Information provided

((

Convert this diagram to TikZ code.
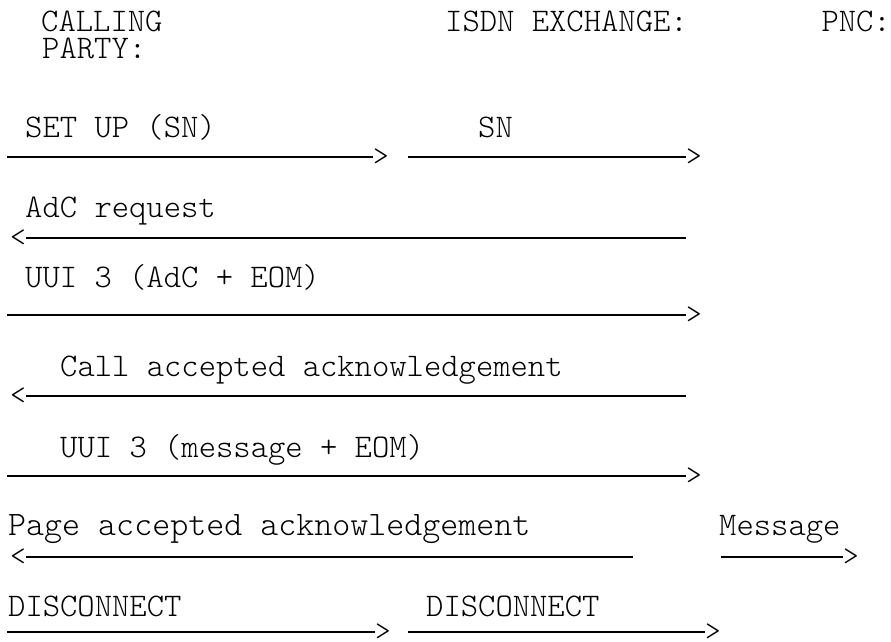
\documentclass[tikz,border=0pt]{standalone}
\usepackage{fontspec}
\setmonofont{Latin Modern Mono Light}
\usepackage{tikz}

\begin{document}
\begin{tikzpicture}[
  x=1pt, y=-1pt,
  lbl/.style={anchor=base west, inner sep=0pt,
              font=\ttfamily\fontsize{33}{33}\selectfont},
  tipr/.style={anchor=west, inner sep=0pt,
               font=\ttfamily\fontsize{30}{30}\selectfont},
  tipl/.style={anchor=east, inner sep=0pt,
               font=\ttfamily\fontsize{30}{30}\selectfont},
  msg/.style={line width=1.2pt}
]
\useasboundingbox (0,0) rectangle (891,641);

\node[lbl] (calling) at (41,31) {CALLING};
\node[lbl] (party)   at (42,58) {PARTY:};
\node[lbl] (isdn)    at (445,31) {ISDN EXCHANGE:};
\node[lbl, anchor=base east] (pnc) at (891,31) {PNC:};

\node[lbl] (setup)  at (25,137) {SET UP (SN)};
\node[lbl] (sn)     at (478,137) {SN};
\node[lbl] (adcreq) at (25,217) {AdC request};
\node[lbl] (uuiadc) at (25,287) {UUI 3 (AdC + EOM)};
\node[lbl] (callack) at (60,376) {Call accepted acknowledgement};
\node[lbl] (uuimsg) at (60,457) {UUI 3 (message + EOM)};
\node[lbl, font=\ttfamily\fontsize{34.3}{34.3}\selectfont] (pageack) at (8,535) {Page accepted acknowledgement};
\node[lbl] (message) at (719,535) {Message};
\node[lbl] (disc)   at (8,616) {DISCONNECT};
\node[lbl] (discx)  at (426,616) {DISCONNECT};

\coordinate (s1a) at (7,157);
\node[tipr] (t1a) at (373,157) {>};
\coordinate (s1b) at (408,157);
\node[tipr] (t1b) at (686,157) {>};
\node[tipl] (t2) at (26,238) {<};
\coordinate (e2) at (686,238);
\coordinate (s3) at (7,315);
\node[tipr] (t3) at (686,315) {>};
\node[tipl] (t4) at (26,396) {<};
\coordinate (e4) at (686,396);
\coordinate (s5) at (7,476);
\node[tipr] (t5) at (686,476) {>};
\node[tipl] (t6) at (26,557) {<};
\coordinate (e6) at (633,557);
\coordinate (s6m) at (721,557);
\node[tipr] (t6m) at (843,557) {>};
\coordinate (s7a) at (7,632);
\node[tipr] (t7a) at (375,632) {>};
\coordinate (s7b) at (408,632);
\node[tipr] (t7b) at (705,632) {>};

\draw[msg] (s1a) -- (t1a.west);
\draw[msg] (s1b) -- (t1b.west);
\draw[msg] (t2.east) -- (e2);
\draw[msg] (s3) -- (t3.west);
\draw[msg] (t4.east) -- (e4);
\draw[msg] (s5) -- (t5.west);
\draw[msg] (t6.east) -- (e6);
\draw[msg] (s6m) -- (t6m.west);
\draw[msg] (s7a) -- (t7a.west);
\draw[msg] (s7b) -- (t7b.west);
\end{tikzpicture}
\end{document}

))

The request
Without the images, write out each line of the data verbatim.

Final result
Convert this diagram to TikZ code.
\documentclass[tikz,border=0pt]{standalone}
\usepackage{fontspec}
\setmonofont{Latin Modern Mono Light}
\usepackage{tikz}

\begin{document}
\begin{tikzpicture}[
  x=1pt, y=-1pt,
  lbl/.style={anchor=base west, inner sep=0pt,
              font=\ttfamily\fontsize{33}{33}\selectfont},
  tipr/.style={anchor=west, inner sep=0pt,
               font=\ttfamily\fontsize{30}{30}\selectfont},
  tipl/.style={anchor=east, inner sep=0pt,
               font=\ttfamily\fontsize{30}{30}\selectfont},
  msg/.style={line width=1.2pt}
]
\useasboundingbox (0,0) rectangle (891,641);

\node[lbl] (calling) at (41,31) {CALLING};
\node[lbl] (party)   at (42,58) {PARTY:};
\node[lbl] (isdn)    at (445,31) {ISDN EXCHANGE:};
\node[lbl, anchor=base east] (pnc) at (891,31) {PNC:};

\node[lbl] (setup)  at (25,137) {SET UP (SN)};
\node[lbl] (sn)     at (478,137) {SN};
\node[lbl] (adcreq) at (25,217) {AdC request};
\node[lbl] (uuiadc) at (25,287) {UUI 3 (AdC + EOM)};
\node[lbl] (callack) at (60,376) {Call accepted acknowledgement};
\node[lbl] (uuimsg) at (60,457) {UUI 3 (message + EOM)};
\node[lbl, font=\ttfamily\fontsize{34.3}{34.3}\selectfont] (pageack) at (8,535) {Page accepted acknowledgement};
\node[lbl] (message) at (719,535) {Message};
\node[lbl] (disc)   at (8,616) {DISCONNECT};
\node[lbl] (discx)  at (426,616) {DISCONNECT};

\coordinate (s1a) at (7,157);
\node[tipr] (t1a) at (373,157) {>};
\coordinate (s1b) at (408,157);
\node[tipr] (t1b) at (686,157) {>};
\node[tipl] (t2) at (26,238) {<};
\coordinate (e2) at (686,238);
\coordinate (s3) at (7,315);
\node[tipr] (t3) at (686,315) {>};
\node[tipl] (t4) at (26,396) {<};
\coordinate (e4) at (686,396);
\coordinate (s5) at (7,476);
\node[tipr] (t5) at (686,476) {>};
\node[tipl] (t6) at (26,557) {<};
\coordinate (e6) at (633,557);
\coordinate (s6m) at (721,557);
\node[tipr] (t6m) at (843,557) {>};
\coordinate (s7a) at (7,632);
\node[tipr] (t7a) at (375,632) {>};
\coordinate (s7b) at (408,632);
\node[tipr] (t7b) at (705,632) {>};

\draw[msg] (s1a) -- (t1a.west);
\draw[msg] (s1b) -- (t1b.west);
\draw[msg] (t2.east) -- (e2);
\draw[msg] (s3) -- (t3.west);
\draw[msg] (t4.east) -- (e4);
\draw[msg] (s5) -- (t5.west);
\draw[msg] (t6.east) -- (e6);
\draw[msg] (s6m) -- (t6m.west);
\draw[msg] (s7a) -- (t7a.west);
\draw[msg] (s7b) -- (t7b.west);
\end{tikzpicture}
\end{document}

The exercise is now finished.